Age also brings reputations. People believe that if they’ve been doing it for a long time, they must have been doing it right. To which there’s some truth.

And age brings facilities. Not necessarily good ones, but facilities nonetheless. If a university’s been around for 150 years, it’s had all that time to get around to building a library, say, a students’ union building and accommodation. Problems, however, can crop up precisely because the building in question was put up decades ago and is about ready to be torn down and replaced — perhaps because it’s falling down or perhaps because it’s just not up to the job any more, not large enough or still relying on Bakelite electrics.

Take Durham again. Each year a few students at University College can live in a genuine Norman castle that has all the charm of a dream holiday but, in practice, the downside is that the place was designed in the days when people slept in chain mail and threw peasants on the fire to keep themselves warm.

Finally, age brings security. Many centuries of famous ex-students leaving endowments (or even just putting in a few good words in the right ears) have made some of the older Oxbridge colleges among the richest educational establishments in the country.

With a bit of financial security under their belts, older universities can often keep well up to speed, which, what with huge expansion in student numbers over the past couple of decades and new technological demands on universities, is a must.

Sure, they may have problems with old buildings (particularly sticky when it comes to making provisions for wheelchair users), but if they’ve got the space, they can add to them by building new ones alongside.

Meanwhile, youth brings vigour, a thrusting go-get-’em attitude. New methods of teaching, new types of course, new approaches to age-old ways of doing things.

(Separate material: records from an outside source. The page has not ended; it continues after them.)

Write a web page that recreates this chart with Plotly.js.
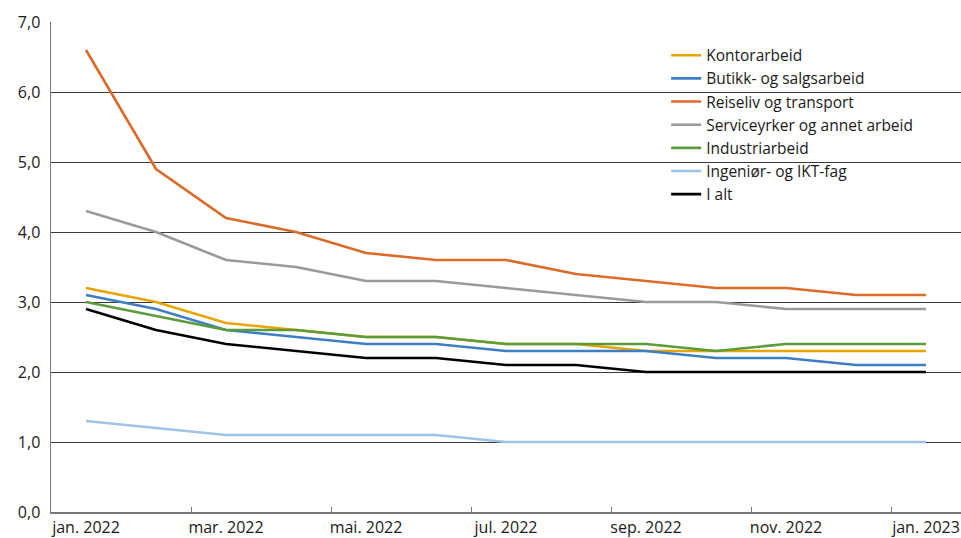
<!DOCTYPE html>
<html>
<head>
<meta charset="utf-8">
<script src="https://cdn.plot.ly/plotly-3.0.1.min.js"></script>
<style>html,body{margin:0;padding:0;background:#fff;}#chart{width:961px;height:538px;}</style>
</head>
<body>
<div id="chart"></div>
<script>
const months = ["jan. 2022","feb. 2022","mar. 2022","apr. 2022","mai. 2022","jun. 2022","jul. 2022","aug. 2022","sep. 2022","okt. 2022","nov. 2022","des. 2022","jan. 2023"];
const kontorarbeid = [3.2,3.0,2.7,2.6,2.5,2.5,2.4,2.4,2.3,2.3,2.3,2.3,2.3];
const butikk = [3.1,2.9,2.6,2.5,2.4,2.4,2.3,2.3,2.3,2.2,2.2,2.1,2.1];
const reiseliv = [6.6,4.9,4.2,4.0,3.7,3.6,3.6,3.4,3.3,3.2,3.2,3.1,3.1];
const service = [4.3,4.0,3.6,3.5,3.3,3.3,3.2,3.1,3.0,3.0,2.9,2.9,2.9];
const industri = [3.0,2.8,2.6,2.6,2.5,2.5,2.4,2.4,2.4,2.3,2.4,2.4,2.4];
const ingenior = [1.3,1.2,1.1,1.1,1.1,1.1,1.0,1.0,1.0,1.0,1.0,1.0,1.0];
const ialt = [2.9,2.6,2.4,2.3,2.2,2.2,2.1,2.1,2.0,2.0,2.0,2.0,2.0];
const seriesNames = ["Kontorarbeid","Butikk- og salgsarbeid","Reiseliv og transport","Serviceyrker og annet arbeid","Industriarbeid","Ingeniør- og IKT-fag","I alt"];
const seriesData = [kontorarbeid,butikk,reiseliv,service,industri,ingenior,ialt];
const colors = ["#e8a400","#3d7ec4","#dc6a28","#9a9a9a","#5b9b3a","#9fc3e8","#000000"];

const traces = seriesNames.map((n,i)=>({
  type:"scatter", mode:"lines", name:n, x:months, y:seriesData[i],
  line:{color:colors[i], width:2.6}, hoverinfo:"skip"
}));

const layout = {
  width:961, height:538,
  margin:{l:51, r:0, t:22, b:26},
  paper_bgcolor:"#fff", plot_bgcolor:"#fff",
  separators:",.",
  font:{family:"Open Sans, sans-serif", size:16, color:"#1a1a1a"},
  showlegend:true,
  legend:{x:0.676, y:0.966, xanchor:"left", yanchor:"top", bgcolor:"rgba(0,0,0,0)",
          font:{size:15.5, color:"#1a1a1a"}, tracegroupgap:0, itemwidth:30},
  xaxis:{type:"category", range:[-0.5,12.5], dtick:2, tick0:0, tickson:"boundaries",
         ticks:"inside", ticklen:5, tickcolor:"#777", tickwidth:1, tickangle:0,
         showline:true, linecolor:"#777", linewidth:1.5, showgrid:false, zeroline:false,
         tickfont:{size:16, color:"#1a1a1a"}, fixedrange:true},
  yaxis:{range:[0,7], dtick:1, tick0:0, tickformat:".1f",
         showgrid:true, gridcolor:"#3a3a3a", gridwidth:1,
         showline:true, linecolor:"#777", linewidth:1.5, zeroline:false,
         ticks:"", ticklabelstandoff:6, tickfont:{size:16, color:"#1a1a1a"}, fixedrange:true}
};
Plotly.newPlot("chart", traces, layout, {displayModeBar:false, staticPlot:true});
</script>
</body>
</html>
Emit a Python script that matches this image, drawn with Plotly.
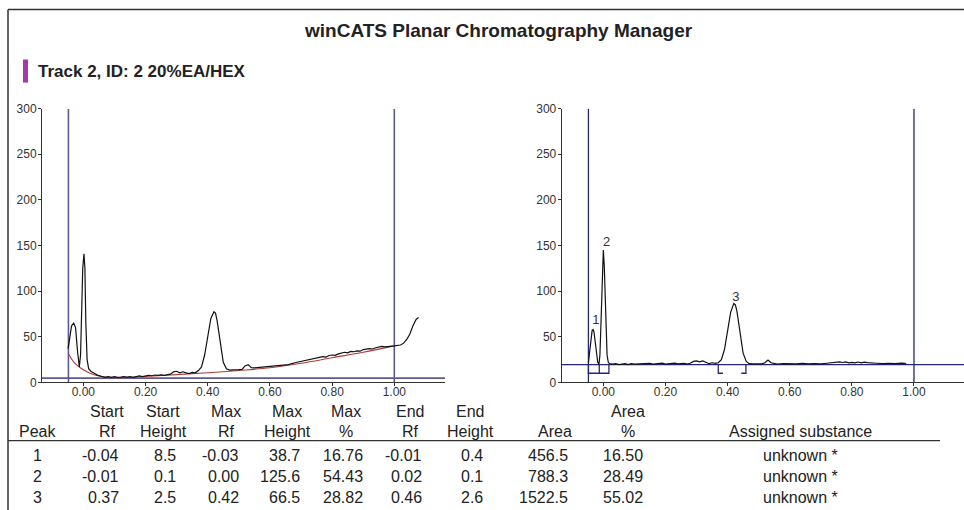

No one can deny that the face of higher education has changed even more than Michael Jackson’s and in even less time. And a lot of the change has been led by new universities.

Some have been accused of being degree factories — overlooking the universal education to provide the university education. But the truth is that’s what a hell of a lot of students want, especially the kinds of students who’re as new to the higher education game as the new universities — mature students, working class students, female students, vocational students, local students. Before the sixties, they were like needles in the academic haystack.

Many of the newer universities were purpose-built from scratch and so the facilities do the job they’re supposed to do very effectively. On the other hand, they were often thrown up in a hurry and started falling apart before the paint was dry.

Some of the newest universities are still building and for a few years it may be like turning up in Majorca to find you’re sleeping in a cement mixer.

Derby, for instance, although it was founded as an institution in 1851 only became a university in 1992. We don’t think even they would claim that at the time they had the facilities to provide the kind of university they wanted to offer and so, ever since, they’ve been giving their Kedleston campus a facelift so radical it would make Cher squeamish.

If you’re building a university, your priorities are the basics first. Things like lecture halls, teaching rooms, offices, a library, staff salaries — that kind of stuff. Bars, welfare, computer rooms and student accommodation come next. It can take a while before they get around to sports facilities, theatres and shiatsu massage parlours.

Most of the new universities have got well beyond the basics, but it’s rare, for example, that students can live in college housing at a newer university as easily as they can at older ones .

These aren’t necessarily disadvantages. It depends whether living in was something you were after — and, anyhow, so long as they house anyone, they might house you — but it changes the atmosphere of the place.